*** AVAILABLE DATA

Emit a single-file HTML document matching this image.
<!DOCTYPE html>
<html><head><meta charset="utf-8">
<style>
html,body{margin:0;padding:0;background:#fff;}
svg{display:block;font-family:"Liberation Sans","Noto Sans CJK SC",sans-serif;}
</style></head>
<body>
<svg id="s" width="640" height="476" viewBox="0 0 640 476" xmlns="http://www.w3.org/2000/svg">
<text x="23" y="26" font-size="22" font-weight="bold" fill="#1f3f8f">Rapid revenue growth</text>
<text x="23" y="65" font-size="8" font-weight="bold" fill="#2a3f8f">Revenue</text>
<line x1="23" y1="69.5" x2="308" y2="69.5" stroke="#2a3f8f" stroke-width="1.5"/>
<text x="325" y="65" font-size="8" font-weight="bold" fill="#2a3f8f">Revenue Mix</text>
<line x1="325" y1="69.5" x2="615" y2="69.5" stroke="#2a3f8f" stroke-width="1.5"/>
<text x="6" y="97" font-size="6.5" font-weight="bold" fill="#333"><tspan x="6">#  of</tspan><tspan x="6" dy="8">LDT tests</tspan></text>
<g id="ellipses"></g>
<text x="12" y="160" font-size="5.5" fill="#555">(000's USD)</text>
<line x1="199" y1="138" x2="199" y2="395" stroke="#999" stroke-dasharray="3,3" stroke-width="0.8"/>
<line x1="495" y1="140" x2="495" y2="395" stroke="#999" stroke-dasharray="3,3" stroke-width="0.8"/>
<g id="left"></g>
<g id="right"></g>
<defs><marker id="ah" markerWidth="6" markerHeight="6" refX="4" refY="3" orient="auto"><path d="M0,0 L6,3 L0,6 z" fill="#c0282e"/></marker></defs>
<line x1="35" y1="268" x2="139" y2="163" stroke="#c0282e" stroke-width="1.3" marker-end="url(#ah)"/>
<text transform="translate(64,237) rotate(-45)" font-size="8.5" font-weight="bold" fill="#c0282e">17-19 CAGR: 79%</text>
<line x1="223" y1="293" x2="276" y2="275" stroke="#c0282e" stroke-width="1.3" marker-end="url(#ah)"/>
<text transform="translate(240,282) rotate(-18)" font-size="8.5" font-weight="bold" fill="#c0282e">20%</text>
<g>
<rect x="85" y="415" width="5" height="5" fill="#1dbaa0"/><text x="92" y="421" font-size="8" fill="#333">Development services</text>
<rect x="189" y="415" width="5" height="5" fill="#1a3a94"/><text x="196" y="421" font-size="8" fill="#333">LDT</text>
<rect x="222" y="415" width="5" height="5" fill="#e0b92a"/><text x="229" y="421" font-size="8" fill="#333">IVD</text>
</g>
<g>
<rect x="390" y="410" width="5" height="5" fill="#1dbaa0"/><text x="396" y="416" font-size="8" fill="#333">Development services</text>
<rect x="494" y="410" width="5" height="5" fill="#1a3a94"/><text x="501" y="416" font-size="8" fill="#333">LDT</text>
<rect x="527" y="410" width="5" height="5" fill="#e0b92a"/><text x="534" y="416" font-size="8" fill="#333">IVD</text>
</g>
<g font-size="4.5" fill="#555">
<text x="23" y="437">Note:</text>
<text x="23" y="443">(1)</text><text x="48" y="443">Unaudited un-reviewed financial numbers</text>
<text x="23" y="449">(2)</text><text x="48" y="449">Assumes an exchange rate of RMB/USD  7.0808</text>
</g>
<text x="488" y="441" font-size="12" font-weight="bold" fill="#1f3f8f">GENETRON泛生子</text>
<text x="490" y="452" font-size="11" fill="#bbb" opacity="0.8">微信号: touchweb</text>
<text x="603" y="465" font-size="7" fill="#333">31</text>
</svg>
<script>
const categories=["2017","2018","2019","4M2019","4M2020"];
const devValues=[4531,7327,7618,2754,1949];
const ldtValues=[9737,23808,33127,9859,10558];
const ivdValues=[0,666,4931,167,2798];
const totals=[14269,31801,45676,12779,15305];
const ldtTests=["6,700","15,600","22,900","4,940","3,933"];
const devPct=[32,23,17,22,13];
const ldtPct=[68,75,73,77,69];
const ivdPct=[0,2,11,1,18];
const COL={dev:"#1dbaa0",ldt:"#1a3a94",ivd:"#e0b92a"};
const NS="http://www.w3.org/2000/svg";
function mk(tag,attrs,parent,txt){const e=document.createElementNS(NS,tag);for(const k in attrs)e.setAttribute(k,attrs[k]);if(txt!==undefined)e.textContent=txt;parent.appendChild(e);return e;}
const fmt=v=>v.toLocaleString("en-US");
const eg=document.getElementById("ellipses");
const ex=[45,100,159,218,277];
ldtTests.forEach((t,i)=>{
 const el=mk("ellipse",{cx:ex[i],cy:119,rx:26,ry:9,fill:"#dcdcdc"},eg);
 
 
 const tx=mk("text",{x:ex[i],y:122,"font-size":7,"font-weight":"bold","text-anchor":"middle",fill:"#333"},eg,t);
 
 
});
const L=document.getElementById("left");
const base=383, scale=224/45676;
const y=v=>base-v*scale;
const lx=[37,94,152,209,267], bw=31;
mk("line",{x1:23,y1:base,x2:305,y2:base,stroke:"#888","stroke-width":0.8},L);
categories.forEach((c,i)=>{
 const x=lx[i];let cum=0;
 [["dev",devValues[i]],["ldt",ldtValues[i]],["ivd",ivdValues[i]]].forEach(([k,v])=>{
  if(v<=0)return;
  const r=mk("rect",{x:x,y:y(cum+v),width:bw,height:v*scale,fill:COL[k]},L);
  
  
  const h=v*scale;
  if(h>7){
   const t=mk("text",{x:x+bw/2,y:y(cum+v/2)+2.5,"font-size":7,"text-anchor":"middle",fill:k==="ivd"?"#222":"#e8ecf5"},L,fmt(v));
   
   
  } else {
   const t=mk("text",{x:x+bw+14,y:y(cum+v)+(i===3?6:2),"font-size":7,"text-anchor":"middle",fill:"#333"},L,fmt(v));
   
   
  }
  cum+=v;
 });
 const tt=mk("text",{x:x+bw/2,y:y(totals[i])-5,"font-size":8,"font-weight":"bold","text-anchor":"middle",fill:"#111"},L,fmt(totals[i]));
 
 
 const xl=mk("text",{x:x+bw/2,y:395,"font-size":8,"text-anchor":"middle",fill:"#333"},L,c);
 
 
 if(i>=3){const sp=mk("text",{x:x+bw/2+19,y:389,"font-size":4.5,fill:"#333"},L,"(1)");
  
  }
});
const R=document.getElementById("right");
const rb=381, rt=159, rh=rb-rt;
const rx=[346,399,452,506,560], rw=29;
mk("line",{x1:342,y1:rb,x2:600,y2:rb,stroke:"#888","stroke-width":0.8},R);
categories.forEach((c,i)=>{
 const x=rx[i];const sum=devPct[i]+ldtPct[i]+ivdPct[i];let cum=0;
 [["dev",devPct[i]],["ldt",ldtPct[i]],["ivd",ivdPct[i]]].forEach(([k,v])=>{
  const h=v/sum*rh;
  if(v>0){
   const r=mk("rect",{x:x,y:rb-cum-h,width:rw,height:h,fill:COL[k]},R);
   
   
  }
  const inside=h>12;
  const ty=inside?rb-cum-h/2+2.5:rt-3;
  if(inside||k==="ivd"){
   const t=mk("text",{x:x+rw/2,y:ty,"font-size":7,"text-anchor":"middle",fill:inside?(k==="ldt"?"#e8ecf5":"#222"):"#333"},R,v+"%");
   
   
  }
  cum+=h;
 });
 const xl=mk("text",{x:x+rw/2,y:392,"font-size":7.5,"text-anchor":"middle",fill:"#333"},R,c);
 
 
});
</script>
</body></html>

******

*EXERCISE DIRECTIONS*
Copy all the lines, exactly.

*EXERCISE RESULT*
Emit a single-file HTML document matching this image.
<!DOCTYPE html>
<html><head><meta charset="utf-8">
<style>
html,body{margin:0;padding:0;background:#fff;}
svg{display:block;font-family:"Liberation Sans","Noto Sans CJK SC",sans-serif;}
</style></head>
<body>
<svg id="s" width="640" height="476" viewBox="0 0 640 476" xmlns="http://www.w3.org/2000/svg">
<text x="23" y="26" font-size="22" font-weight="bold" fill="#1f3f8f">Rapid revenue growth</text>
<text x="23" y="65" font-size="8" font-weight="bold" fill="#2a3f8f">Revenue</text>
<line x1="23" y1="69.5" x2="308" y2="69.5" stroke="#2a3f8f" stroke-width="1.5"/>
<text x="325" y="65" font-size="8" font-weight="bold" fill="#2a3f8f">Revenue Mix</text>
<line x1="325" y1="69.5" x2="615" y2="69.5" stroke="#2a3f8f" stroke-width="1.5"/>
<text x="6" y="97" font-size="6.5" font-weight="bold" fill="#333"><tspan x="6">#  of</tspan><tspan x="6" dy="8">LDT tests</tspan></text>
<g id="ellipses"></g>
<text x="12" y="160" font-size="5.5" fill="#555">(000's USD)</text>
<line x1="199" y1="138" x2="199" y2="395" stroke="#999" stroke-dasharray="3,3" stroke-width="0.8"/>
<line x1="495" y1="140" x2="495" y2="395" stroke="#999" stroke-dasharray="3,3" stroke-width="0.8"/>
<g id="left"></g>
<g id="right"></g>
<defs><marker id="ah" markerWidth="6" markerHeight="6" refX="4" refY="3" orient="auto"><path d="M0,0 L6,3 L0,6 z" fill="#c0282e"/></marker></defs>
<line x1="35" y1="268" x2="139" y2="163" stroke="#c0282e" stroke-width="1.3" marker-end="url(#ah)"/>
<text transform="translate(64,237) rotate(-45)" font-size="8.5" font-weight="bold" fill="#c0282e">17-19 CAGR: 79%</text>
<line x1="223" y1="293" x2="276" y2="275" stroke="#c0282e" stroke-width="1.3" marker-end="url(#ah)"/>
<text transform="translate(240,282) rotate(-18)" font-size="8.5" font-weight="bold" fill="#c0282e">20%</text>
<g>
<rect x="85" y="415" width="5" height="5" fill="#1dbaa0"/><text x="92" y="421" font-size="8" fill="#333">Development services</text>
<rect x="189" y="415" width="5" height="5" fill="#1a3a94"/><text x="196" y="421" font-size="8" fill="#333">LDT</text>
<rect x="222" y="415" width="5" height="5" fill="#e0b92a"/><text x="229" y="421" font-size="8" fill="#333">IVD</text>
</g>
<g>
<rect x="390" y="410" width="5" height="5" fill="#1dbaa0"/><text x="396" y="416" font-size="8" fill="#333">Development services</text>
<rect x="494" y="410" width="5" height="5" fill="#1a3a94"/><text x="501" y="416" font-size="8" fill="#333">LDT</text>
<rect x="527" y="410" width="5" height="5" fill="#e0b92a"/><text x="534" y="416" font-size="8" fill="#333">IVD</text>
</g>
<g font-size="4.5" fill="#555">
<text x="23" y="437">Note:</text>
<text x="23" y="443">(1)</text><text x="48" y="443">Unaudited un-reviewed financial numbers</text>
<text x="23" y="449">(2)</text><text x="48" y="449">Assumes an exchange rate of RMB/USD  7.0808</text>
</g>
<text x="488" y="441" font-size="12" font-weight="bold" fill="#1f3f8f">GENETRON泛生子</text>
<text x="490" y="452" font-size="11" fill="#bbb" opacity="0.8">微信号: touchweb</text>
<text x="603" y="465" font-size="7" fill="#333">31</text>
</svg>
<script>
const categories=["2017","2018","2019","4M2019","4M2020"];
const devValues=[4531,7327,7618,2754,1949];
const ldtValues=[9737,23808,33127,9859,10558];
const ivdValues=[0,666,4931,167,2798];
const totals=[14269,31801,45676,12779,15305];
const ldtTests=["6,700","15,600","22,900","4,940","3,933"];
const devPct=[32,23,17,22,13];
const ldtPct=[68,75,73,77,69];
const ivdPct=[0,2,11,1,18];
const COL={dev:"#1dbaa0",ldt:"#1a3a94",ivd:"#e0b92a"};
const NS="http://www.w3.org/2000/svg";
function mk(tag,attrs,parent,txt){const e=document.createElementNS(NS,tag);for(const k in attrs)e.setAttribute(k,attrs[k]);if(txt!==undefined)e.textContent=txt;parent.appendChild(e);return e;}
const fmt=v=>v.toLocaleString("en-US");
const eg=document.getElementById("ellipses");
const ex=[45,100,159,218,277];
ldtTests.forEach((t,i)=>{
 const el=mk("ellipse",{cx:ex[i],cy:119,rx:26,ry:9,fill:"#dcdcdc"},eg);
 
 
 const tx=mk("text",{x:ex[i],y:122,"font-size":7,"font-weight":"bold","text-anchor":"middle",fill:"#333"},eg,t);
 
 
});
const L=document.getElementById("left");
const base=383, scale=224/45676;
const y=v=>base-v*scale;
const lx=[37,94,152,209,267], bw=31;
mk("line",{x1:23,y1:base,x2:305,y2:base,stroke:"#888","stroke-width":0.8},L);
categories.forEach((c,i)=>{
 const x=lx[i];let cum=0;
 [["dev",devValues[i]],["ldt",ldtValues[i]],["ivd",ivdValues[i]]].forEach(([k,v])=>{
  if(v<=0)return;
  const r=mk("rect",{x:x,y:y(cum+v),width:bw,height:v*scale,fill:COL[k]},L);
  
  
  const h=v*scale;
  if(h>7){
   const t=mk("text",{x:x+bw/2,y:y(cum+v/2)+2.5,"font-size":7,"text-anchor":"middle",fill:k==="ivd"?"#222":"#e8ecf5"},L,fmt(v));
   
   
  } else {
   const t=mk("text",{x:x+bw+14,y:y(cum+v)+(i===3?6:2),"font-size":7,"text-anchor":"middle",fill:"#333"},L,fmt(v));
   
   
  }
  cum+=v;
 });
 const tt=mk("text",{x:x+bw/2,y:y(totals[i])-5,"font-size":8,"font-weight":"bold","text-anchor":"middle",fill:"#111"},L,fmt(totals[i]));
 
 
 const xl=mk("text",{x:x+bw/2,y:395,"font-size":8,"text-anchor":"middle",fill:"#333"},L,c);
 
 
 if(i>=3){const sp=mk("text",{x:x+bw/2+19,y:389,"font-size":4.5,fill:"#333"},L,"(1)");
  
  }
});
const R=document.getElementById("right");
const rb=381, rt=159, rh=rb-rt;
const rx=[346,399,452,506,560], rw=29;
mk("line",{x1:342,y1:rb,x2:600,y2:rb,stroke:"#888","stroke-width":0.8},R);
categories.forEach((c,i)=>{
 const x=rx[i];const sum=devPct[i]+ldtPct[i]+ivdPct[i];let cum=0;
 [["dev",devPct[i]],["ldt",ldtPct[i]],["ivd",ivdPct[i]]].forEach(([k,v])=>{
  const h=v/sum*rh;
  if(v>0){
   const r=mk("rect",{x:x,y:rb-cum-h,width:rw,height:h,fill:COL[k]},R);
   
   
  }
  const inside=h>12;
  const ty=inside?rb-cum-h/2+2.5:rt-3;
  if(inside||k==="ivd"){
   const t=mk("text",{x:x+rw/2,y:ty,"font-size":7,"text-anchor":"middle",fill:inside?(k==="ldt"?"#e8ecf5":"#222"):"#333"},R,v+"%");
   
   
  }
  cum+=h;
 });
 const xl=mk("text",{x:x+rw/2,y:392,"font-size":7.5,"text-anchor":"middle",fill:"#333"},R,c);
 
 
});
</script>
</body></html>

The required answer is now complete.